Opinión | Pasado a limpio

Los hombres volverán a ser hermanos

Desde su estreno, el Himno a la Alegría ha despertado pasiones que, en ocasiones, cuesta entender

Estatua de Beethoven.

Estatua de Beethoven. / EFE

Se cumple este año el segundo centenario del estreno de la Novena Sinfonía de Beethoven y no viene mal cambiar la música dodecafónica y atonal que resuena en los mass media por algo más clásico.

Denominamos clásica a la obra de arte que se ajusta al canon, pero si cambiamos el precepto, tendremos un clasicismo opuesto. Si has reconocido, amigo lector, el verso del Himno a la Alegría en la versión de Miguel Ríos, te preguntarás qué tiene que ver el genio de Bonn en todo esto. En la composición musical fue el primer romántico y el último clásico. La Novena Sinfonía rompe el esquema de la música sinfónica introduciendo el coro ¡Y vive Dios, qué coro! Interpreta la Oda a la Alegría de Friederich Schiller, precursor del Romanticismo alemán, junto a Goethe los más grandes dramaturgos germanos.

Desde su juventud, Beethoven participó de una generación que tuvo por bandera los ideales revolucionarios de libertad, igualdad y fraternidad, que tomaron cuerpo en la Revolución francesa. Conocido como ‘Sturm und Drang’ (Tormenta e ímpetu), el movimiento artístico participaba de este espíritu antes del 14 de julio de 1789 y el asalto a la Bastilla parisina. Así pues, podemos colegir que aquellos ideales revolucionarios no solo fueron fruto de una rebelión localizada, sino que recorrieron toda Europa, cual viento que limpia el hedor de ‘l’Ancien Régime’ (excepto en Versalles, donde todo eran fiestas y flores).

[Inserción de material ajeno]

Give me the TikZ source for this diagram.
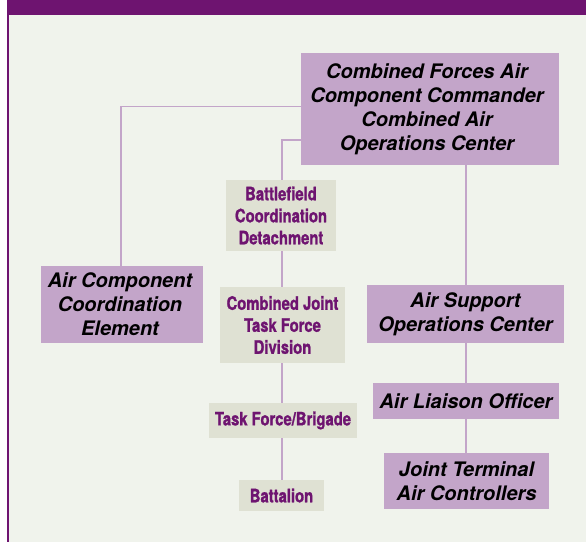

La Oda a la Alegría se publica tres años antes del asalto a la Bastilla. Beethoven era un joven adolescente nada ajeno a este ímpetu renovador. El ascenso al poder del mal apodado ‘Pequeño Corso’ (que no era tan pequeño como los británicos quisieron hacernos creer), supuso para su generación una clara señal del cambio que se gestaba en el Viejo Continente. Su Tercera Sinfonía se iba a dedicar a Bonaparte, pero cuando Napoleón se hizo coronar emperador, traicionando sin duda el espíritu revolucionario, el joven Ludwig cambia la dedicatoria por ‘Heroica’.

Es la Novena Sinfonía la obra de un hombre ya en su declive físico. Estaba completamente sordo cuando la compuso. Aun así, es considerada su testamento artístico, pleno aún de su vitalidad genial. El día de su estreno, tomó la batuta como director formal de la orquesta, aunque respaldado por Michael Umlauf en la sombra. Los aplausos irrumpieron en mitad del ‘scherzo’ mientras Beethoven seguía agitando las manos. La contralto Cristina Unger, acercándose al maestro, le hizo girar la cabeza para ver la ovación del auditorio.

Sabrás, lector, que la versión instrumental del cuarto movimiento es el himno de la UE, que prescinde de los versos de Schiller por extrañas componendas lingüísticas. Curioso, porque desde su estreno, el Himno a la Alegría ha despertado pasiones que, en ocasiones, cuesta entender.

En La Consagración de la Primavera, Alejo Carpentier recuerda a un grupo de soldados alemanes, prisioneros de los aliados en la II Guerra Mundial, que cantaban emocionados los versos de Schiller. Mas, ¿cómo era posible que entonaran un canto de fraternidad universal, de amor a la humanidad, quienes fueron autores de los peores crímenes? Debemos recordar que el Himno a la Alegría se había interpretado en la celebración de un cumpleaños del Führer. El pueblo alemán sin excepción tenía auténtica devoción, pasión por esta pieza, que también fue interpretada en la proclamación de la República en España o en un conocido concierto de Pablo Casals en apoyo de esta cuando estalló la Guerra Civil.

Es paradójico que el himno despertara pasiones en pueblos y creencias tan dispares como la genocida Rodesia o los grupos de resistencia contra la dictadura de Pinochet. Conocemos a ciencia cierta los ideales de Schiller y de Beethoven: «Todos los hombres volverán a ser hermanos / allí donde tus suaves alas se posan». También sabemos que la Oda a la Alegría estaba dedicada originariamente a la libertad, pero que la censura no permitía semejante dislate. La conclusión está en tu tejado, amigo lector.

Dedico este artículo a Isabel D. Ayuso, pues si nos considerara hermanos, sería notable mi mejora crematística y no soliviantaría mi fraternal privilegio saber que los habitantes de la Cañada Real no carecerían del suministro de luz y agua.